Qolan soll mittels Brandstiftung entvölkert werden

Im Dorf Qolan in der nordkurdischen Provinz Mûş werden seit zwei Wochen Häuser und Ställe von Unbekannten angezündet. Die Menschen im Dorf gehen von Brandstiftung aus und erklären, dass der Staat sie vertreiben will.

Im Dorf Qolan (türk. Kolan) in der nordkurdischen Provinz Mûş werden seit zwei Wochen Häuser und Ställe von Unbekannten angezündet. Die Menschen in dem 127-Einwohner-Ort etwa zwanzig Kilometer entfernt von Gimgim (Varto) gehen davon aus, dass die Brände absichtlich gelegt werden, und haben Anzeige erstattet. Daraufhin hat die Militärpolizei (Jandarma) das Dorf abgeriegelt. Während der Zugang zum Dorf von der Jandarma kontrolliert wurde, ist ein weiteres Haus abgebrannt. Eine von der HDP-Abgeordneten Şevin Coşkun geleitete Delegation wurde vom Militär am Besuch des Ortes gehindert. Das Dorf liegt im Gebiet einer laufenden Militäroperation.

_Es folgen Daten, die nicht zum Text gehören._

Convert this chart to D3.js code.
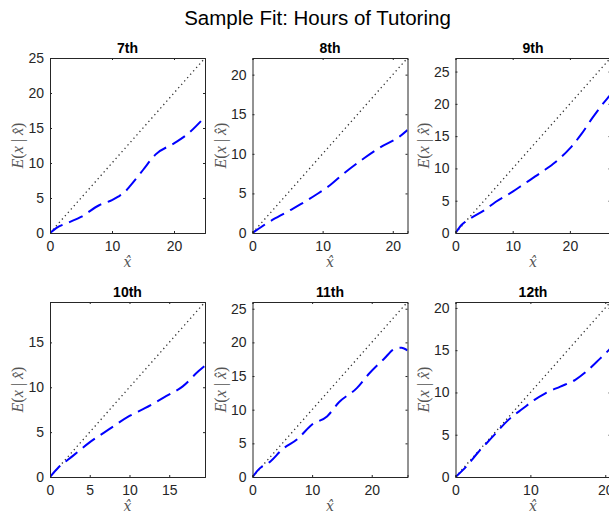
<!DOCTYPE html>
<html>
<head>
<meta charset="utf-8">
<script src="https://cdn.jsdelivr.net/npm/d3@7"></script>
<style>
  html, body { margin: 0; padding: 0; background: #fff; }
  svg { display: block; }
</style>
</head>
<body>
<div id="chart"></div>
<script>
const chartTitle = "Sample Fit: Hours of Tutoring";
const panelTitles = ["7th", "8th", "9th", "10th", "11th", "12th"];
const axisMax = [25, 22.1, 27.1, 19.5, 26.0, 20.7];
const xTicks = [[0, 10, 20], [0, 10, 20], [0, 10, 20], [0, 5, 10, 15], [0, 10, 20], [0, 10, 20]];
const yTicks = [[0, 5, 10, 15, 20, 25], [0, 5, 10, 15, 20], [0, 5, 10, 15, 20, 25], [0, 5, 10, 15], [0, 5, 10, 15, 20, 25], [0, 5, 10, 15, 20]];

const fitX7 = [0, 1, 3, 5, 8, 10, 11, 12, 13, 15, 17, 20, 22, 25];
const fitY7 = [0, 0.7, 1.5, 2.3, 4, 4.7, 5.2, 5.8, 6.8, 9, 11.2, 12.8, 14, 16.6];
const fitX8 = [0, 2, 5, 7, 9, 11, 13, 16, 18, 21, 22.1];
const fitY8 = [0, 1.2, 2.7, 3.7, 4.8, 6, 7.5, 9.5, 10.7, 12.2, 13];
const fitX9 = [0, 1, 2.5, 5, 7, 10, 12, 15, 17.5, 20, 22, 24, 26.6, 27.1];
const fitY9 = [0, 1.2, 2.2, 3.5, 4.8, 6.4, 7.6, 9.4, 11, 13.1, 15.3, 17.9, 20.9, 21.4];
const fitX10 = [0, 1, 2.8, 4.9, 7.4, 10, 12, 14.6, 16.7, 18.7, 19.5];
const fitY10 = [0, 1, 2.3, 3.8, 5.3, 6.8, 7.7, 9, 10.1, 11.8, 12.4];
const fitX11 = [0, 1, 3, 5, 7.5, 10, 12.5, 14.5, 17.5, 19.5, 22, 24, 25, 26];
const fitY11 = [0, 1.1, 2.3, 4.1, 5.6, 7.8, 9, 11.1, 13.2, 15.3, 17.5, 19.1, 19.2, 18.8];
const fitX12 = [0, 1.5, 3, 5, 7, 9, 10.5, 12, 14, 16, 17.5, 19.3, 20.7];
const fitY12 = [0, 1.3, 2.9, 4.8, 6.7, 8.1, 9.1, 9.9, 10.7, 11.5, 12.5, 14, 15.2];

const fitXs = [fitX7, fitX8, fitX9, fitX10, fitX11, fitX12];
const fitYs = [fitY7, fitY8, fitY9, fitY10, fitY11, fitY12];

const W = 609, H = 519;
const svg = d3.select("#chart").append("svg").attr("width", W).attr("height", H)
  .style("font-family", "'Liberation Sans', Arial, sans-serif");

svg.append("text").attr("x", 317.5).attr("y", 25).attr("text-anchor", "middle")
  .attr("font-size", 20.5).attr("fill", "#000").text(chartTitle);

const lefts = [50, 252.5, 455.5];
const tops = [58, 302];
const pw = 155, ph = 175;
const axColor = "#262626";
const tickLen = 2;
const serif = "'Liberation Serif', 'DejaVu Serif', serif";

panelTitles.forEach((t, i) => {
  const col = i % 3, row = Math.floor(i / 3);
  const g = svg.append("g").attr("transform", `translate(${lefts[col]},${tops[row]})`);
  const x = d3.scaleLinear().domain([0, axisMax[i]]).range([0, pw]);
  const y = d3.scaleLinear().domain([0, axisMax[i]]).range([ph, 0]);
  const clipId = "clip" + i;
  g.append("clipPath").attr("id", clipId).append("rect").attr("width", pw).attr("height", ph);

  g.append("rect").attr("width", pw).attr("height", ph).attr("fill", "#fff");

  const plot = g.append("g").attr("clip-path", `url(#${clipId})`);
  plot.append("path")
    .attr("d", d3.line()([[x(0), y(0)], [x(axisMax[i]), y(axisMax[i])]]))
    .attr("stroke", "#333").attr("stroke-width", 1.3).attr("stroke-dasharray", "1.3,3.2")
    .attr("fill", "none");
  const pts = fitXs[i].map((v, k) => [v, fitYs[i][k]]);
  plot.append("path")
    .attr("d", d3.line().x(d => x(d[0])).y(d => y(d[1])).curve(d3.curveMonotoneX)(pts))
    .attr("stroke", "#0000ff").attr("stroke-width", 2).attr("stroke-dasharray", "15,7")
    .attr("fill", "none");

  const xb = g.append("g").attr("transform", `translate(0,${ph})`)
    .call(d3.axisBottom(x).tickValues(xTicks[i]).tickSize(-tickLen).tickPadding(8).tickFormat(d3.format("d")));
  const xt = g.append("g")
    .call(d3.axisTop(x).tickValues(xTicks[i]).tickSize(-tickLen).tickFormat(""));
  const yl = g.append("g")
    .call(d3.axisLeft(y).tickValues(yTicks[i]).tickSize(-tickLen).tickPadding(6).tickFormat(d3.format("d")));
  const yr = g.append("g").attr("transform", `translate(${pw},0)`)
    .call(d3.axisRight(y).tickValues(yTicks[i]).tickSize(-tickLen).tickFormat(""));
  [xb, xt, yl, yr].forEach(a => {
    a.select(".domain").attr("stroke", axColor).attr("stroke-width", 1);
    a.selectAll(".tick line").attr("stroke", axColor);
    a.selectAll(".tick text").attr("fill", axColor).attr("font-size", 14)
      .style("font-family", "'Liberation Sans', Arial, sans-serif");
  });
  g.append("text").attr("x", pw / 2).attr("y", -5).attr("text-anchor", "middle")
    .attr("font-size", 14).attr("font-weight", "bold").attr("fill", "#000").text(t);

  g.append("text").attr("x", pw / 2).attr("y", ph + 34).attr("text-anchor", "middle")
    .attr("font-size", 14).attr("fill", "#555")
    .style("font-family", "'DejaVu Serif', 'Liberation Serif', serif").style("font-style", "italic")
    .text("x\u0302");
  const yt = g.append("text")
    .attr("transform", `translate(-27,${ph / 2}) rotate(-90)`)
    .attr("text-anchor", "middle").attr("font-size", 16).attr("fill", "#555")
    .style("font-family", serif);
  [["E", true], ["(", false], ["x", true], [" | ", false], ["x\u0302", true], [")", false]].forEach(([s, it]) => {
    yt.append("tspan").style("font-style", it ? "italic" : "normal").text(s);
  });
});
</script>
</body>
</html>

In dem Dorf sind alle miteinander verwandt. Wie der Anwohner M.A. gegenüber der Tageszeitung Yeni Özgür Politika erklärte, befindet sich das Dorf seit langer Zeit im Visier staatlicher Kräfte. In den vergangenen Jahren haben in der Umgebung zahlreiche Militäroperationen stattgefunden, so M.A.: „Wir sind niemals auf die Machenschaften des Staates hereingefallen. Wir sollen eingeschüchtert werden, damit wir das Dorf verlassen. Ähnliche Vorfälle hat es schon früher gegeben. Menschen aus dem Dorf wurden verhaftet und mussten ins Gefängnis. Es sind ständig Soldaten hier, das hier ist Militärgebiet.“

Der Dorfbewohner verweist auf den nahegelegenen Gefallenenfriedhof „Şehîd Ismail und Şehîd Ronahî“ und sagt: „Wir sprechen hier von einem Ort, an dem sich viele Gefallenengräber befinden. Die Menschen im Dorf sind Patrioten. Der Staat signalisiert uns im Moment, dass wir das Dorf verlassen sollen.“

Die niedergebrannten Ställe sind von den Wohnhäusern weiter entfernt. M.A. erklärt, dass den Dorfbewohnern die Einkommensquelle entzogen werden soll: „In diesen Ställen wurde das Heu für den Winter gelagert. Es ist klar, warum die Ställe angezündet wurden. Die Menschen sollen in die Armut getrieben werden. Alle leben von der Viehhaltung, jetzt gibt es kein Futter und keine Ställe mehr. Die Dorfbewohner suchen jetzt nach Alternativen und fragen in den umliegenden Dörfern, ob sie in diesem Winter aushelfen können. Uns soll keine andere Möglichkeit gelassen werden, als das Dorf zu verlassen. Es handelt sich um eine große Intrige.“

Noch immer sind die Brandstifter unbekannt, fährt M.A. fort: „Die Menschen sind nervös. Die Häuser im Dorf stehen dicht beieinander. Die Feuer sind professionell gelegt worden.“

Der Friedhof mit den Gräbern von HPG-Gefallenen ist im September 2015 von F-16-Kampfflugzeugen und Hubschraubern bombardiert worden. Nach dem Luftangriff wurden die Moschee, das alevitische Cemevi und das Trauerhaus auf dem Friedhof von Soldaten und Sondereinheiten mit Baggern niedergerissen. In den 1990er Jahren sind Tausende Dörfer in Nordkurdistan zerstört und entvölkert worden.